Le site edition-originale.com propose deux exemplaires du très beau Thésée dans son édition originale de 1946. L'une est accompagnée d'un envoi de Gide à Gaétan Picon, un proche de Malraux alors professeur de littérature et auteur de chroniques dans plusieurs revues.

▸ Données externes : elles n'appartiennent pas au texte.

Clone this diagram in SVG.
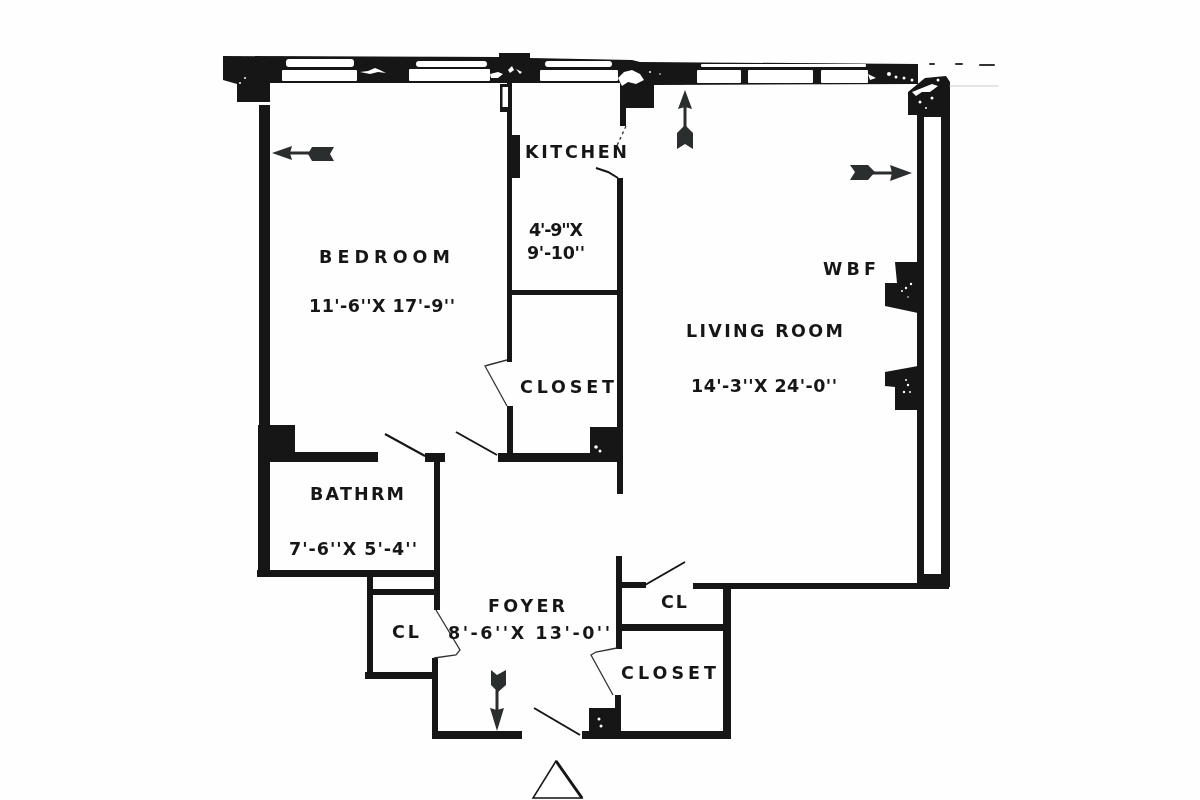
<svg xmlns="http://www.w3.org/2000/svg" width="1200" height="800" viewBox="0 0 1200 800">
<defs><filter id="soft" x="0" y="0" width="1200" height="800" filterUnits="userSpaceOnUse" primitiveUnits="userSpaceOnUse"><feGaussianBlur stdDeviation="0.55"/></filter></defs>
<style>
.w{fill:#141414}
.g{fill:#fff}
.leaf{stroke:#141414;stroke-width:2;fill:none}
.thin{stroke:#333;stroke-width:1.3;fill:none}
.arrow{fill:#2a2d2d}
.stem{stroke:#2a2d2d;stroke-width:3;fill:none}
text{font-family:"DejaVu Sans","Liberation Sans",Arial,sans-serif;font-weight:700;fill:#161616;font-size:17.500px}
</style>
<rect width="1200" height="800" fill="#fefefe"/>
<g filter="url(#soft)">
<g id="walls">
<path class="w" d="M223 56L499 57L499 53L530 53L530 58L632 60L640 62L918 64L918 84L654 85L654 108L620 108L620 83L270 83L270 102L237 102L237 84L223 80Z"/>
<rect class="w" x="259" y="105" width="11" height="320"/>
<rect class="w" x="258" y="425" width="12" height="152"/>
<rect class="w" x="268" y="425" width="27" height="37"/>
<rect class="w" x="268" y="452" width="110" height="10"/>
<rect class="w" x="257" y="570" width="182" height="7"/>
<rect class="w" x="507" y="82" width="5" height="280"/>
<rect class="w" x="500" y="84" width="12" height="28"/>
<rect class="g" x="502.500" y="87" width="5.500" height="20"/>
<rect class="w" x="512" y="135" width="8" height="43"/>
<rect class="w" x="507" y="406" width="6" height="50"/>
<rect class="w" x="498" y="453" width="125" height="9"/>
<rect class="w" x="620" y="105" width="6" height="21"/>
<rect class="w" x="617" y="178" width="6" height="316"/>
<rect class="w" x="512" y="290" width="106" height="5"/>
<rect class="w" x="590" y="427" width="30" height="30"/>
<rect class="w" x="425" y="453" width="20" height="9"/>
<rect class="w" x="434" y="462" width="6" height="148"/>
<rect class="w" x="367" y="577" width="6" height="102"/>
<rect class="w" x="373" y="589" width="64" height="6"/>
<rect class="w" x="365" y="672" width="71" height="7"/>
<rect class="w" x="432" y="658" width="6" height="81"/>
<rect class="w" x="432" y="731" width="90" height="8"/>
<rect class="w" x="616" y="556" width="6" height="93"/>
<rect class="w" x="620" y="582" width="26" height="6"/>
<rect class="w" x="620" y="624" width="105" height="7"/>
<rect class="w" x="693" y="583" width="256" height="6"/>
<rect class="w" x="723" y="587" width="8" height="152"/>
<rect class="w" x="615" y="695" width="6" height="40"/>
<rect class="w" x="589" y="708" width="32" height="28"/>
<rect class="w" x="582" y="731" width="149" height="8"/>
<path class="w" d="M908 115L908 92L925 78L946 76L950 82V587H917V115Z"/>
<rect class="g" x="924" y="117" width="17" height="457"/>
<path class="w" d="M895 262H918V313L885 306V283H897Z"/>
<path class="w" d="M885 372L918 366V410H895V387L885 386Z"/>
</g>
<g id="windows">
<rect class="g" x="286" y="59" width="68" height="8" rx="3"/>
<rect class="g" x="282" y="70" width="75" height="11" rx="1"/>
<rect class="g" x="416" y="61" width="71" height="6" rx="3"/>
<rect class="g" x="409" y="69" width="81" height="12" rx="1"/>
<rect class="g" x="545" y="61" width="67" height="6" rx="3"/>
<rect class="g" x="540" y="70" width="78" height="11" rx="1"/>
<rect class="g" x="701" y="64" width="165" height="3" rx="1"/>
<rect class="g" x="697" y="70" width="44" height="13" rx="1"/>
<rect class="g" x="748" y="70" width="65" height="13" rx="1"/>
<rect class="g" x="821" y="70" width="47" height="13" rx="1"/>
</g>
<g id="speckle" fill="#fff">
<path d="M360 72L368 71L375 68L380 70L386 73L378 72L370 74Z"/>
<path d="M490 74L498 72L503 74L498 78L491 78Z"/>
<path d="M508 70L512 66L514 70L510 73Z"/>
<path d="M516 69L522 72L520 74Z"/>
<path d="M618 78L624 72L632 70L640 74L644 80L636 84L628 82L622 86Z"/>
<circle cx="650" cy="72" r="1"/><circle cx="660" cy="74" r="0.800"/>
<path d="M868 74L876 78L870 80Z"/>
<circle cx="889" cy="74" r="2"/><circle cx="896" cy="77" r="1.500"/><circle cx="904" cy="78" r="1.500"/><circle cx="912" cy="80" r="1.500"/>
<path d="M912 92L922 88L932 84L938 86L930 92L922 92L916 96Z"/>
<circle cx="920" cy="102" r="1.500"/><circle cx="932" cy="98" r="1.500"/><circle cx="926" cy="108" r="1"/><circle cx="938" cy="80" r="1.500"/>
<circle cx="906" cy="288" r="1.200"/><circle cx="902" cy="291" r="1"/><circle cx="911" cy="284" r="1.200"/><circle cx="908" cy="297" r="0.800"/>
<circle cx="906" cy="380" r="1"/><circle cx="908" cy="385" r="1.200"/><circle cx="904" cy="392" r="1.200"/><circle cx="910" cy="392" r="1"/>
<circle cx="596" cy="447" r="1.800"/><circle cx="600" cy="451" r="1.500"/>
<circle cx="599" cy="719" r="1.500"/><circle cx="601" cy="726" r="1.500"/>
<circle cx="245" cy="78" r="1"/><circle cx="240" cy="83" r="1"/>
</g>
<g id="doors">
<path class="leaf" d="M385 434L425 456"/>
<path class="leaf" d="M456 432L497 455"/>
<path class="thin" d="M507 360L492 364L485 366L507 406"/>
<path class="thin" d="M626 126L615 150" stroke-dasharray="3 3"/>
<path class="leaf" d="M596 168L608 172L618 178"/>
<path class="thin" d="M436 610L460 650L456 655L434 658"/>
<path class="thin" d="M617 648L596 652L591 655L613 695"/>
<path class="leaf" d="M645 585L685 562"/>
<path class="leaf" d="M534 708L580 735"/>
</g>
<g id="faint" stroke-linecap="round">
<path d="M930 64L934 64M956 64L962 64M980 65L994 65" stroke="#333" stroke-width="2"/>
<path d="M950 86H998" stroke="#ccc" stroke-width="1"/>
</g>
<g id="arrows">
<g id="arrow-bedroom"><path class="stem" d="M285 153H315"/><path class="arrow" d="M272 153L292 146L290 153L292 160Z"/><path class="arrow" d="M312 147H334L330 154L334 161H312L308 154Z"/></g>
<g id="arrow-living"><path class="stem" d="M685 105V128"/><path class="arrow" d="M685 90L692 109L685 107L678 109Z"/><path class="arrow" d="M677 133L685 125L693 133V149L685 144L677 149Z"/></g>
<g id="arrow-east"><path class="stem" d="M870 173H895"/><path class="arrow" d="M912 173L890 181L892 173L890 165Z"/><path class="arrow" d="M850 165H868L875 172L868 180H850L855 172Z"/></g>
<g id="arrow-foyer"><path class="stem" d="M497 690V715"/><path class="arrow" d="M497 731L490 708L497 710L504 708Z"/><path class="arrow" d="M491 670L497 675L506 670V685L498 692L491 685Z"/></g>
</g>
<path id="north" d="M556 761L533 798H582Z" fill="#fff" stroke="#141414" stroke-width="1.500"/>
<path d="M556 761L582 798" stroke="#141414" stroke-width="3" fill="none"/>
<g id="labels">
<text x="319" y="263" textLength="131" lengthAdjust="spacing">BEDROOM</text>
<text x="309" y="312" textLength="146" lengthAdjust="spacing">11'-6''X 17'-9''</text>
<text x="525" y="158" textLength="102" lengthAdjust="spacing">KITCHEN</text>
<text x="529" y="236" textLength="54" lengthAdjust="spacing">4'-9''X</text>
<text x="527" y="259" textLength="58" lengthAdjust="spacing">9'-10''</text>
<text x="520" y="393" textLength="94" lengthAdjust="spacing">CLOSET</text>
<text x="686" y="337" textLength="157" lengthAdjust="spacing">LIVING ROOM</text>
<text x="691" y="392" textLength="146" lengthAdjust="spacing">14'-3''X 24'-0''</text>
<text x="823" y="275" textLength="53" lengthAdjust="spacing">WBF</text>
<text x="310" y="500" textLength="94" lengthAdjust="spacing">BATHRM</text>
<text x="289" y="555" textLength="128" lengthAdjust="spacing">7'-6''X 5'-4''</text>
<text x="488" y="612" textLength="77" lengthAdjust="spacing">FOYER</text>
<text x="448" y="639" textLength="162" lengthAdjust="spacing">8'-6''X 13'-0''</text>
<text x="392" y="638" textLength="27" lengthAdjust="spacing">CL</text>
<text x="661" y="608" textLength="26" lengthAdjust="spacing">CL</text>
<text x="621" y="679" textLength="95" lengthAdjust="spacing">CLOSET</text>
</g>
</g>
</svg>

L'autre est, selon le vendeur, adressée par Gide "à mes vieux amis Jeanne et Pierre Blancharay"... Ces "vieux amis", associés à un nom inconnu, ne manquent pas de piquer la curiosité. On rectifie donc assez rapidement l'orthographe en zoomant sur l'image et en déchiffrant l'écriture de Gide : le livre est adressé à Jeanne et Pierre Blanchenay. L'autre nom de Jeanne Mühlfeld, comme nous l'apprenait Claude Mauriac, dans Qui peut le dire ? (L'Âge d'homme, 1985), recueil de ses chroniques parues en 82-84 dans La Tribune de Genève. Mme Mühlfeld, aussi surnommé "la Sorcière" par Valéry et souvent ainsi désignée dans la correspondance de Gide avec ses amis qui fréquentaient son salon de la rue Georges-Ville :
"Une sorcière à Passy
Achevé d’imprimer à Neuchâtel chez Paul Attinger, le 2 février 1955, Visages de mon temps (Éditions Ides et Calendes ) est signé d’un nom peu connu : Jeanne Blanchenay. Cent exemplaires sur chine en furent tirés, dont le n° 20 pour mon père.
Ce nom, Blanchenay, était celui du second mari de Mme Mühlfeld, plus connu grâce au salon littéraire que tenait cette dame, chez elle. Elle se déplaçait avec difficulté, si bien que...
"... demeurée seule, sans grande fortune, n’ayant plus ni chevaux ni voiture, marchant assez difficilement et détestant les transports en commun, je décidai de ne plus jamais sortir qu’à de rares occasions. Quelques intimes, toujours parfaits pour moi, et qui étaient mes voisins, vinrent me voir presque tous les soirs..."
Et, parmi eux, dans sa jeune gloire d’alors, Paul Valéry, qui habitait la rue de Villejust (elle porte aujourd’hui son nom), Mme Mühlfeld ayant à côté son appartement, rue Georges-Ville.
Sûr de la trouver chez elle, Valéry allait donc en fin de journée voir Mme Mühlfeld chez qui se rendait chaque soir pour y entendre Paul Valéry quelques jeunes écrivains fervents. Dont, de la proche rue de la Pompe, François Mauriac.
- Je vais chez la Sorcière...
Ainsi appelait-on Mme Mühlfeld qui rappelle elle-même dans ses Mémoires ce vers de Paul Valéry dans un poème à elle dédié :
Et la sorcière rose, au cœur de son nid jaune...
Cette Sorcière si souvent évoquée fascinait l’enfant que j’étais. Il me paraissait naturel que ma mère n’accompagnât pas mon père dans cet antre. La Sorcière n’aimait point la concurrence féminine et ne recevait les dames que le dimanche. Seul m’a fait rêver autant que cette créature au nom maléfique, le Bœuf que mon père, accompagné cette fois de maman, allait voir, la nuit, sur un toit.
Ces Visages de mon temps nous font rencontrer bien des écrivains, de Barbey d’Aurevilly à Jean Cocteau, de Jules Renard à Anna de Noailles, de Robert de Montesquiou à André Gide. Et, naturellement, mais plus courtement que je ne m’y étais attendu, François Mauriac."